━━━━━ SUPPLIED DATA ━━━━━

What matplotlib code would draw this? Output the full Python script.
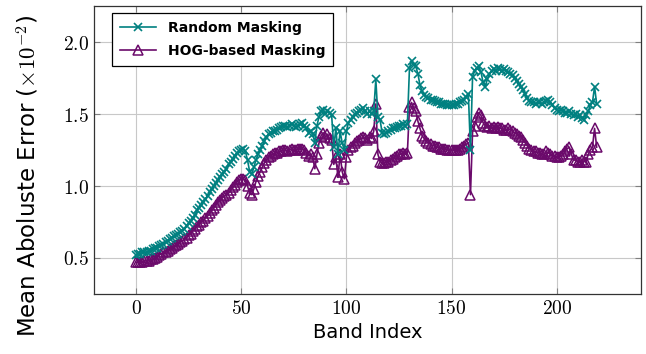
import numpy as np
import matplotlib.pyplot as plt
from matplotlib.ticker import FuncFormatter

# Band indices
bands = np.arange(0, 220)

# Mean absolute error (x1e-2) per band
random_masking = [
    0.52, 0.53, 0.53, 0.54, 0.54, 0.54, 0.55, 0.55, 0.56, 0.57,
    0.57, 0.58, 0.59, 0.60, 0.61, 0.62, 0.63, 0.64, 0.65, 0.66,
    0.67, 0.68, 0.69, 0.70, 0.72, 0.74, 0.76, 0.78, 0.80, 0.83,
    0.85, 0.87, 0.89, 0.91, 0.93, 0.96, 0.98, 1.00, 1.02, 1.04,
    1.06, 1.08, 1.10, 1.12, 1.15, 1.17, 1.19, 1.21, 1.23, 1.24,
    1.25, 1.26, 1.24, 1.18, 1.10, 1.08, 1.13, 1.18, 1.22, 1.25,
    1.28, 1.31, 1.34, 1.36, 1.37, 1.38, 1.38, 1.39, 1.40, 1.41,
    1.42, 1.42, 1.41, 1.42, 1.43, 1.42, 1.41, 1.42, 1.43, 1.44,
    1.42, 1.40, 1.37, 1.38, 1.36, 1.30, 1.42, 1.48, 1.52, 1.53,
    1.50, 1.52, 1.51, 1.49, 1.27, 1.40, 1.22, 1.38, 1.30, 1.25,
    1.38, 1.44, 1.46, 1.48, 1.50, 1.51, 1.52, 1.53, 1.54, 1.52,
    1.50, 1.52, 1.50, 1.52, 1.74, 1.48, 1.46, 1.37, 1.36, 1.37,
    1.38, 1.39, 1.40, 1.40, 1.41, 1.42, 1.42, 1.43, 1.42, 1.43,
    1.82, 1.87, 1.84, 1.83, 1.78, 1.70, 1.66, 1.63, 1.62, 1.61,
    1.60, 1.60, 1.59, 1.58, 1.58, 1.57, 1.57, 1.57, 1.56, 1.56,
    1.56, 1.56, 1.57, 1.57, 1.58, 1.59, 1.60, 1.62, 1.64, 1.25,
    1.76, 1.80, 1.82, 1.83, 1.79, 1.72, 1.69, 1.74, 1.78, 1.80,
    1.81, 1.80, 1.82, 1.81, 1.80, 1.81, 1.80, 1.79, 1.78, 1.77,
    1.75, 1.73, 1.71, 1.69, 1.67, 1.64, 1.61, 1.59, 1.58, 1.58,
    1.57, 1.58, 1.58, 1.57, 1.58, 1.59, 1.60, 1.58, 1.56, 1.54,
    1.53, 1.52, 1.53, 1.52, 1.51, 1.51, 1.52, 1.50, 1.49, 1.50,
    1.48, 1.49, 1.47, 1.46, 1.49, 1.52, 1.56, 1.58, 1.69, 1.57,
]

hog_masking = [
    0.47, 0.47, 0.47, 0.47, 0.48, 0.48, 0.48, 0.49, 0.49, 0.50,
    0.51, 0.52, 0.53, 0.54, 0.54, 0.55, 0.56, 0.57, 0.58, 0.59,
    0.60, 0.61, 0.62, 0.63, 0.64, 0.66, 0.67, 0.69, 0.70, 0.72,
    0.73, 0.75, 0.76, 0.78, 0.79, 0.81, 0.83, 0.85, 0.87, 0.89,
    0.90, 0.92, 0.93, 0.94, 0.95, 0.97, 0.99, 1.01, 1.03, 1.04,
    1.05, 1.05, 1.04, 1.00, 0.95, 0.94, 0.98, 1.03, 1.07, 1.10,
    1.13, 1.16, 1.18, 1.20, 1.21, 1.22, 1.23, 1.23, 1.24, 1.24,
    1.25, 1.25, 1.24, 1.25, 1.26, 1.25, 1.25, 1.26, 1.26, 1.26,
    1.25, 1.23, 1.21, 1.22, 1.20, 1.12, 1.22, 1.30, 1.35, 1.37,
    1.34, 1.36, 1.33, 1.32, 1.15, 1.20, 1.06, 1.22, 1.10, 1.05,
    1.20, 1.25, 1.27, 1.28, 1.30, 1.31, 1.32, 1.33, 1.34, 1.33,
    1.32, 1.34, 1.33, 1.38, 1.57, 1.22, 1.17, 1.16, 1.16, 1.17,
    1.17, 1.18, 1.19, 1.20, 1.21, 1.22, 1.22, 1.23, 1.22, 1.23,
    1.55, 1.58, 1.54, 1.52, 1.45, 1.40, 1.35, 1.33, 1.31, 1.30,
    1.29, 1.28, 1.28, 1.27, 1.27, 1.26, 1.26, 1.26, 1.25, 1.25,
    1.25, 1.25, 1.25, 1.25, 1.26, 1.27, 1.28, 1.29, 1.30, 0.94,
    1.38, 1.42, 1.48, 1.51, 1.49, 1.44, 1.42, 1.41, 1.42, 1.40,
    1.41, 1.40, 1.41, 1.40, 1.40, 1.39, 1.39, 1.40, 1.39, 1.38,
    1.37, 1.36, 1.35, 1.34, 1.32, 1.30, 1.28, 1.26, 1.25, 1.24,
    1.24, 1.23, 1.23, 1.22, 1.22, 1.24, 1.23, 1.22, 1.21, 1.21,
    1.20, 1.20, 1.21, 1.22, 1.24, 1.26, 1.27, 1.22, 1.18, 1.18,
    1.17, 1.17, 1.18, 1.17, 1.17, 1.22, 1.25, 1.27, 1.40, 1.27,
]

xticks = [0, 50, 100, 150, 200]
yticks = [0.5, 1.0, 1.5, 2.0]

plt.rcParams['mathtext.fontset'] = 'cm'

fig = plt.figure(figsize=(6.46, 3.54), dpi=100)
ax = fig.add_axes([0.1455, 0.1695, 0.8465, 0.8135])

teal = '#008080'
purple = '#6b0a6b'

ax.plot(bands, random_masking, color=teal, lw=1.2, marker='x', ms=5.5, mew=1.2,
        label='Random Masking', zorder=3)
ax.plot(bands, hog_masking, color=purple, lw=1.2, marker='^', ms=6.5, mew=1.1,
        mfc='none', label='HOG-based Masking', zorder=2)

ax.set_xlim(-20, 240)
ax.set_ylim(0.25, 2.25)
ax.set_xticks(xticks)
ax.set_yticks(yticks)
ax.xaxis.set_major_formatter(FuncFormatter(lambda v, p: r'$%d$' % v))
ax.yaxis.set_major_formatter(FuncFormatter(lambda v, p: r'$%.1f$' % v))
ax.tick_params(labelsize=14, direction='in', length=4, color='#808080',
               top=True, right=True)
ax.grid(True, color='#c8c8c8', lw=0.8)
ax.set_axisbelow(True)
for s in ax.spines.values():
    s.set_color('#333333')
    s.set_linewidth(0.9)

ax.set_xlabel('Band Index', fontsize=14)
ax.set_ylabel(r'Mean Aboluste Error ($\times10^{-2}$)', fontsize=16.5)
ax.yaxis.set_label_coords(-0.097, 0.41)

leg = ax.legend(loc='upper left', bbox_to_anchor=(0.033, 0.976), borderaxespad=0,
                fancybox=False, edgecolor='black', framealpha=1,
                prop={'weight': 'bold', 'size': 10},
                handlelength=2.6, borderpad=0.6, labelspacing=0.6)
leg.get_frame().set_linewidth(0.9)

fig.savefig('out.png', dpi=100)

━━━━━
━━━━━ SUPPLIED DATA ━━━━━

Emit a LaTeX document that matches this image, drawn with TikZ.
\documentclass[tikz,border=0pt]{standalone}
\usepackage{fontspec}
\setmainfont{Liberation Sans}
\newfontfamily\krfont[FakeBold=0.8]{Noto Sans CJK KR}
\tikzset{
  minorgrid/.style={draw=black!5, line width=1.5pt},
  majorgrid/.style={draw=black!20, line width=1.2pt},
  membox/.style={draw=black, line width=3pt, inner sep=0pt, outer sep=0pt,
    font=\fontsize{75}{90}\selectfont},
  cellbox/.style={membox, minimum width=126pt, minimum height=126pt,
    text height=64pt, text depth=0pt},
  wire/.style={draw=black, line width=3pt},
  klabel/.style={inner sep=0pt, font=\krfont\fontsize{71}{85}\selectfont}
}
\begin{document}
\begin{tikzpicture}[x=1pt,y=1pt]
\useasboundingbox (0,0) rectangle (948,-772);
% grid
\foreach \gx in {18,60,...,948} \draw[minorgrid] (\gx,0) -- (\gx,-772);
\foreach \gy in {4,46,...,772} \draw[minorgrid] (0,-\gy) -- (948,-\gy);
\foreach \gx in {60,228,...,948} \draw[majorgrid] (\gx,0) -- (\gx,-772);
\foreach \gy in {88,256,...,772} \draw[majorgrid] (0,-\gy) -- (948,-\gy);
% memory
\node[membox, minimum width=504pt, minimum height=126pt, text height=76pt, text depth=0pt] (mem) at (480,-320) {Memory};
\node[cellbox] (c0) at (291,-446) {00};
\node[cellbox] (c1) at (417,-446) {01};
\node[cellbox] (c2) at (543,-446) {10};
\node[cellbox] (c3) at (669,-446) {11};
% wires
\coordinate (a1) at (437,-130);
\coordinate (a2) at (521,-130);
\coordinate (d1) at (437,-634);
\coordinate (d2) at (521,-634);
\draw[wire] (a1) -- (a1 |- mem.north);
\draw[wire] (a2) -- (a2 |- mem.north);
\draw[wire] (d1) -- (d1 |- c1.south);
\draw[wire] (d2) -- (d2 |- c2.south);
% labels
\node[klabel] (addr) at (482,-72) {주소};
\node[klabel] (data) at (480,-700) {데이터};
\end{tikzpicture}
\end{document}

━━━━━

EXERCISE GOAL:
Would you restate, exactly and with no pictures, the lines of the entries above from the one containing "What matplotlib code" through the one containing "bands = np.arange(0, 220)"?

COMPLETE RESPONSE:
What matplotlib code would draw this? Output the full Python script.
import numpy as np
import matplotlib.pyplot as plt
from matplotlib.ticker import FuncFormatter

# Band indices
bands = np.arange(0, 220)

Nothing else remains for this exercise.